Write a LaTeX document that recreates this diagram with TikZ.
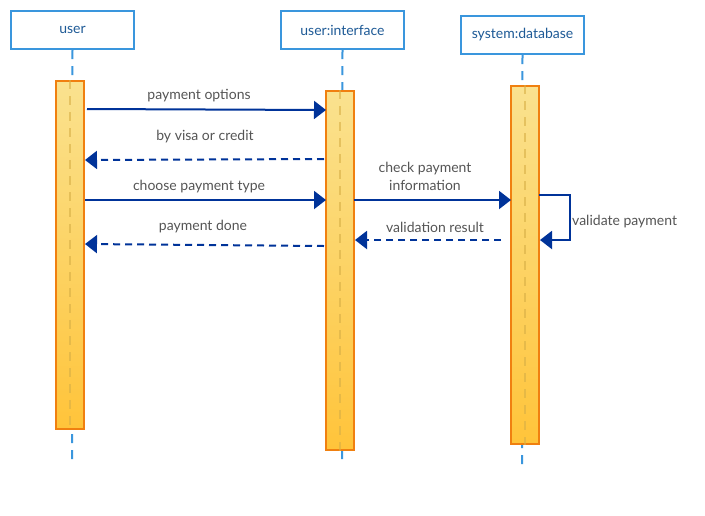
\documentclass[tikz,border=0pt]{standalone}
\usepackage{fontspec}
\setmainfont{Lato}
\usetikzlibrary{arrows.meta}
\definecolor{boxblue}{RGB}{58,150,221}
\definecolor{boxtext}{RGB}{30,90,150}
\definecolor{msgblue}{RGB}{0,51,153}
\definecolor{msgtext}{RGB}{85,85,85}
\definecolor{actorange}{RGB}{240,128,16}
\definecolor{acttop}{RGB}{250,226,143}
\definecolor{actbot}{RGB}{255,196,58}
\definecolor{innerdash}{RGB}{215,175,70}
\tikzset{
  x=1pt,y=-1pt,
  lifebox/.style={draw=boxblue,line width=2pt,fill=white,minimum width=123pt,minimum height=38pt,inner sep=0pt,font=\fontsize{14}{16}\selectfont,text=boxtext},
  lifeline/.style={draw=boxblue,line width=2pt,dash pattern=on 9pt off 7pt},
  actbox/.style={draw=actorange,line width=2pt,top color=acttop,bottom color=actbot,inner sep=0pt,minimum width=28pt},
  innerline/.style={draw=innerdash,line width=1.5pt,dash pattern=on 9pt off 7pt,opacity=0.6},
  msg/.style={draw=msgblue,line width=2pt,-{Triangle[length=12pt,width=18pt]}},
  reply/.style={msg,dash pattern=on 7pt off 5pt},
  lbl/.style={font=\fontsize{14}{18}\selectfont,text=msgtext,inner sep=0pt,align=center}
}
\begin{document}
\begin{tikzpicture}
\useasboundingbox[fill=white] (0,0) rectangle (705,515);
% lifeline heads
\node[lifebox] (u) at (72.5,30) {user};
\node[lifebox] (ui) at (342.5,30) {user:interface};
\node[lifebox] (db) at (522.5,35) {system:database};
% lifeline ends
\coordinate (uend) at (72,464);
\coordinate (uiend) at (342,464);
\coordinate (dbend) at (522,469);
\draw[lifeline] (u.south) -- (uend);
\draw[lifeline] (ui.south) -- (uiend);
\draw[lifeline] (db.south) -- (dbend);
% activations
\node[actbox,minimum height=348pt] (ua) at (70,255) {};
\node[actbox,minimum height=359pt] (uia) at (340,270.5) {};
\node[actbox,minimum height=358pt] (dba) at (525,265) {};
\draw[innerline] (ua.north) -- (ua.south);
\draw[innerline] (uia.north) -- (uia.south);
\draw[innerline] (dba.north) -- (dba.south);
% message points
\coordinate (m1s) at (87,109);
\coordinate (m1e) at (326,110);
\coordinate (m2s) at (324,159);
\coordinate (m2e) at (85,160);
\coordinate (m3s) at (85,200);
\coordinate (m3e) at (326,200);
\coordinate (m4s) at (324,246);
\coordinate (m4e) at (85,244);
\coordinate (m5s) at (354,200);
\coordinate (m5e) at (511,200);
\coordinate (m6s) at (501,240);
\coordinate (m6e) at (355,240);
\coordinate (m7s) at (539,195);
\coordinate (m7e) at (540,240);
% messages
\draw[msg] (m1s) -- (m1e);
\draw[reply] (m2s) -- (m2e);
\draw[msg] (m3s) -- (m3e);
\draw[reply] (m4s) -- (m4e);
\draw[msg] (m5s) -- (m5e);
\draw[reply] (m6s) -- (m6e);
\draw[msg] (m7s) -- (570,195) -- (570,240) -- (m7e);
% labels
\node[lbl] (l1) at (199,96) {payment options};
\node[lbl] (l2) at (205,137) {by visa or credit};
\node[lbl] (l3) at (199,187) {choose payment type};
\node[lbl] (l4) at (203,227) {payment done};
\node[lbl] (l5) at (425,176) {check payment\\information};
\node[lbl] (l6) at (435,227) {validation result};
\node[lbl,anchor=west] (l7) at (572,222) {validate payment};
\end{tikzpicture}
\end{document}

• Work required: Quote the material in full and exactly; do not carry over its pictures.

• Solution for this exercise:
Write a LaTeX document that recreates this diagram with TikZ.
\documentclass[tikz,border=0pt]{standalone}
\usepackage{fontspec}
\setmainfont{Lato}
\usetikzlibrary{arrows.meta}
\definecolor{boxblue}{RGB}{58,150,221}
\definecolor{boxtext}{RGB}{30,90,150}
\definecolor{msgblue}{RGB}{0,51,153}
\definecolor{msgtext}{RGB}{85,85,85}
\definecolor{actorange}{RGB}{240,128,16}
\definecolor{acttop}{RGB}{250,226,143}
\definecolor{actbot}{RGB}{255,196,58}
\definecolor{innerdash}{RGB}{215,175,70}
\tikzset{
  x=1pt,y=-1pt,
  lifebox/.style={draw=boxblue,line width=2pt,fill=white,minimum width=123pt,minimum height=38pt,inner sep=0pt,font=\fontsize{14}{16}\selectfont,text=boxtext},
  lifeline/.style={draw=boxblue,line width=2pt,dash pattern=on 9pt off 7pt},
  actbox/.style={draw=actorange,line width=2pt,top color=acttop,bottom color=actbot,inner sep=0pt,minimum width=28pt},
  innerline/.style={draw=innerdash,line width=1.5pt,dash pattern=on 9pt off 7pt,opacity=0.6},
  msg/.style={draw=msgblue,line width=2pt,-{Triangle[length=12pt,width=18pt]}},
  reply/.style={msg,dash pattern=on 7pt off 5pt},
  lbl/.style={font=\fontsize{14}{18}\selectfont,text=msgtext,inner sep=0pt,align=center}
}
\begin{document}
\begin{tikzpicture}
\useasboundingbox[fill=white] (0,0) rectangle (705,515);
% lifeline heads
\node[lifebox] (u) at (72.5,30) {user};
\node[lifebox] (ui) at (342.5,30) {user:interface};
\node[lifebox] (db) at (522.5,35) {system:database};
% lifeline ends
\coordinate (uend) at (72,464);
\coordinate (uiend) at (342,464);
\coordinate (dbend) at (522,469);
\draw[lifeline] (u.south) -- (uend);
\draw[lifeline] (ui.south) -- (uiend);
\draw[lifeline] (db.south) -- (dbend);
% activations
\node[actbox,minimum height=348pt] (ua) at (70,255) {};
\node[actbox,minimum height=359pt] (uia) at (340,270.5) {};
\node[actbox,minimum height=358pt] (dba) at (525,265) {};
\draw[innerline] (ua.north) -- (ua.south);
\draw[innerline] (uia.north) -- (uia.south);
\draw[innerline] (dba.north) -- (dba.south);
% message points
\coordinate (m1s) at (87,109);
\coordinate (m1e) at (326,110);
\coordinate (m2s) at (324,159);
\coordinate (m2e) at (85,160);
\coordinate (m3s) at (85,200);
\coordinate (m3e) at (326,200);
\coordinate (m4s) at (324,246);
\coordinate (m4e) at (85,244);
\coordinate (m5s) at (354,200);
\coordinate (m5e) at (511,200);
\coordinate (m6s) at (501,240);
\coordinate (m6e) at (355,240);
\coordinate (m7s) at (539,195);
\coordinate (m7e) at (540,240);
% messages
\draw[msg] (m1s) -- (m1e);
\draw[reply] (m2s) -- (m2e);
\draw[msg] (m3s) -- (m3e);
\draw[reply] (m4s) -- (m4e);
\draw[msg] (m5s) -- (m5e);
\draw[reply] (m6s) -- (m6e);
\draw[msg] (m7s) -- (570,195) -- (570,240) -- (m7e);
% labels
\node[lbl] (l1) at (199,96) {payment options};
\node[lbl] (l2) at (205,137) {by visa or credit};
\node[lbl] (l3) at (199,187) {choose payment type};
\node[lbl] (l4) at (203,227) {payment done};
\node[lbl] (l5) at (425,176) {check payment\\information};
\node[lbl] (l6) at (435,227) {validation result};
\node[lbl,anchor=west] (l7) at (572,222) {validate payment};
\end{tikzpicture}
\end{document}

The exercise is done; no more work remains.